**Exercise description**
Start at the first line of the material below and retype each line through the one containing "-66, -67, -68];", exactly.

**Supplied material**
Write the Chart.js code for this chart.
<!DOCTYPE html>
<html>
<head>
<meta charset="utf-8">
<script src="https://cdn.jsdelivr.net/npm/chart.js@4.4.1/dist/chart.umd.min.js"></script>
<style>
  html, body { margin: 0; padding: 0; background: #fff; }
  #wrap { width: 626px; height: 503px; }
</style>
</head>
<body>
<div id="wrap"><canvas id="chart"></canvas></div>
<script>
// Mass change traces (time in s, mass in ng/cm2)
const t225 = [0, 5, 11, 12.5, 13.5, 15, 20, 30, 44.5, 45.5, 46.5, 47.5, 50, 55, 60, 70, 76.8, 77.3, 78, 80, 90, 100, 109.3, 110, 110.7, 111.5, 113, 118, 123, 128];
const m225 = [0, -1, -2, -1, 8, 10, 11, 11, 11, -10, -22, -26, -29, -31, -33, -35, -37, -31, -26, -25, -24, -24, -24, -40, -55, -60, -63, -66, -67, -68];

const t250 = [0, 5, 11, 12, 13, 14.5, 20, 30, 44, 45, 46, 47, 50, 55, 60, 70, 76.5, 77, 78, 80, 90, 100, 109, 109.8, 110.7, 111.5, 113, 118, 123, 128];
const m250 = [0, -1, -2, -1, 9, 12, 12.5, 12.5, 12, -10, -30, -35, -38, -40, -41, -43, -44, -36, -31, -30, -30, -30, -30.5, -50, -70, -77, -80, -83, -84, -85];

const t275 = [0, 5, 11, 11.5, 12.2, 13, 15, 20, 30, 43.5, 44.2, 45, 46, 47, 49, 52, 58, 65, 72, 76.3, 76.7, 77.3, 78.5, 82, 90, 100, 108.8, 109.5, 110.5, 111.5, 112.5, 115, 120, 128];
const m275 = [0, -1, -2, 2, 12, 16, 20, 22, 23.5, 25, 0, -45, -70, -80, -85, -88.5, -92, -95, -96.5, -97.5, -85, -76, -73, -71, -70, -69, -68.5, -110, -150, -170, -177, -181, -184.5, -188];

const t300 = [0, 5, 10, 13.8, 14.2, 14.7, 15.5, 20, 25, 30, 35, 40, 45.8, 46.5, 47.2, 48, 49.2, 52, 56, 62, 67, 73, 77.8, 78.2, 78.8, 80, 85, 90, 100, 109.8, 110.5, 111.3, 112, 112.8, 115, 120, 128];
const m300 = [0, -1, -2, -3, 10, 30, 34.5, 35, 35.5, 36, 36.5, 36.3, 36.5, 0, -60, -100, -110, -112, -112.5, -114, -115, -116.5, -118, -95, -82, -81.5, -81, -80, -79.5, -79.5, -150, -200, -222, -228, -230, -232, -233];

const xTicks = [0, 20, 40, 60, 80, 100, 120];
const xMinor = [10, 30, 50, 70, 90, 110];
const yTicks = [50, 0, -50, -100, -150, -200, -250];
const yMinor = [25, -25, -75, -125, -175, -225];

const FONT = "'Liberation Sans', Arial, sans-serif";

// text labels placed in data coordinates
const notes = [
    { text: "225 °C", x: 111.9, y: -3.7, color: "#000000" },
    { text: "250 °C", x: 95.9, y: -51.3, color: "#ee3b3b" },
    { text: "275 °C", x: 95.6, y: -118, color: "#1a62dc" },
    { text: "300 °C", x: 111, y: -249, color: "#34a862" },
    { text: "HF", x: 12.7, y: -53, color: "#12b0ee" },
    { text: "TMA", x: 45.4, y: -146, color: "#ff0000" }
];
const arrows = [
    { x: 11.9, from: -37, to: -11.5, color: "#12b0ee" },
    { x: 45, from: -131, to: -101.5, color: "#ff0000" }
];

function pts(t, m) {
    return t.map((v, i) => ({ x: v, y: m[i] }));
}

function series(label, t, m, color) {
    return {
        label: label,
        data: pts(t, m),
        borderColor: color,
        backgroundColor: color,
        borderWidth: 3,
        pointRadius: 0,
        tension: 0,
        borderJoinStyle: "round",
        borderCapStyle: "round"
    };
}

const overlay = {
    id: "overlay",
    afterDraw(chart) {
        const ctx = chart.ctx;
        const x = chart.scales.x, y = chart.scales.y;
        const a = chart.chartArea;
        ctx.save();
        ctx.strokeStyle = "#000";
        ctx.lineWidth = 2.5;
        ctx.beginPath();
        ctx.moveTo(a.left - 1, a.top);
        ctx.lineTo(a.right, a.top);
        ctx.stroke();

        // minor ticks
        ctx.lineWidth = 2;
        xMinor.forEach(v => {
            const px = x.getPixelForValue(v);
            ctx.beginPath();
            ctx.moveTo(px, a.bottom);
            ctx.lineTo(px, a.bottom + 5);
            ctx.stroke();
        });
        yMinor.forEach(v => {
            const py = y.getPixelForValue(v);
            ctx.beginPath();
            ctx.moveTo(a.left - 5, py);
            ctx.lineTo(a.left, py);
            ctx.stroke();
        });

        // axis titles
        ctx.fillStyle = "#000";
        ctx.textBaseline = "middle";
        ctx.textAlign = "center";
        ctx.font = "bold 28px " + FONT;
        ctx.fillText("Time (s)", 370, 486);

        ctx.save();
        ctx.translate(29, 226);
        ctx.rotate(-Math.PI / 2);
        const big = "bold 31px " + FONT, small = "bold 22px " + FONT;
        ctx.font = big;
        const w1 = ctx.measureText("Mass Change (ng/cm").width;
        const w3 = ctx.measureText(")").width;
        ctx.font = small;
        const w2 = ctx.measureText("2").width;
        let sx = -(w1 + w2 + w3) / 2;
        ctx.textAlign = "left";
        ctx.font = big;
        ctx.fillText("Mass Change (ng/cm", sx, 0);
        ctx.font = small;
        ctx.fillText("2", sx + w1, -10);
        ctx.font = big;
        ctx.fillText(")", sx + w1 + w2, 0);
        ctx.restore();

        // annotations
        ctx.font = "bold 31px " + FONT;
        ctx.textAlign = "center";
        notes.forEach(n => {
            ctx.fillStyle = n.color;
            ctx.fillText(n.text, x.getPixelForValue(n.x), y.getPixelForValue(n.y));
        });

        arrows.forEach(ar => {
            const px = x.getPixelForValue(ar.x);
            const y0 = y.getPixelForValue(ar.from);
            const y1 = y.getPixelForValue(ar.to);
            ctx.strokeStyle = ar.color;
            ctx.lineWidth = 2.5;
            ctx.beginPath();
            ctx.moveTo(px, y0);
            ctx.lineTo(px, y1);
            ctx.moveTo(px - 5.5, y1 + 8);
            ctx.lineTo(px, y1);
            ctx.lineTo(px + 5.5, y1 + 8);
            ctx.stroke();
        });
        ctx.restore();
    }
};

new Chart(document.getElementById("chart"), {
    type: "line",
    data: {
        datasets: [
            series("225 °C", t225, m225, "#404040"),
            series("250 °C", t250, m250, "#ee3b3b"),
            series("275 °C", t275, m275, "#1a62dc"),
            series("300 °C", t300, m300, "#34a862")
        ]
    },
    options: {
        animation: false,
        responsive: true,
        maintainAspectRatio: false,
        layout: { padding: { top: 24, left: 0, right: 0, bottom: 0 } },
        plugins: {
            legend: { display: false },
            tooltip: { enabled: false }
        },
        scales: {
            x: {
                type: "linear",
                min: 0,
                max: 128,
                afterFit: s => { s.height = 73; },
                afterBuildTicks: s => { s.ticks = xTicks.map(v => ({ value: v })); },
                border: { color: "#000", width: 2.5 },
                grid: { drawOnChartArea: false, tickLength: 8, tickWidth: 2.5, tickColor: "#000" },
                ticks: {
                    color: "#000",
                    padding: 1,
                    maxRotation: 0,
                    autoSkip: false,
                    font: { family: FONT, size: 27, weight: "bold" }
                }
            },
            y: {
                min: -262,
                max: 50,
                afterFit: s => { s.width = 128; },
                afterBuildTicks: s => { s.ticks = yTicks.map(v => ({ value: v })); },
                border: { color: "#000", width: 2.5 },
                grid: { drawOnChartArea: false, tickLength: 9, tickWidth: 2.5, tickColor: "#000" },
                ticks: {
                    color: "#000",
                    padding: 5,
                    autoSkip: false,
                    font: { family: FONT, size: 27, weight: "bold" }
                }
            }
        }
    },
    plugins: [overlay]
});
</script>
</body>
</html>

**Output of the task**
Write the Chart.js code for this chart.
<!DOCTYPE html>
<html>
<head>
<meta charset="utf-8">
<script src="https://cdn.jsdelivr.net/npm/chart.js@4.4.1/dist/chart.umd.min.js"></script>
<style>
  html, body { margin: 0; padding: 0; background: #fff; }
  #wrap { width: 626px; height: 503px; }
</style>
</head>
<body>
<div id="wrap"><canvas id="chart"></canvas></div>
<script>
// Mass change traces (time in s, mass in ng/cm2)
const t225 = [0, 5, 11, 12.5, 13.5, 15, 20, 30, 44.5, 45.5, 46.5, 47.5, 50, 55, 60, 70, 76.8, 77.3, 78, 80, 90, 100, 109.3, 110, 110.7, 111.5, 113, 118, 123, 128];
const m225 = [0, -1, -2, -1, 8, 10, 11, 11, 11, -10, -22, -26, -29, -31, -33, -35, -37, -31, -26, -25, -24, -24, -24, -40, -55, -60, -63, -66, -67, -68];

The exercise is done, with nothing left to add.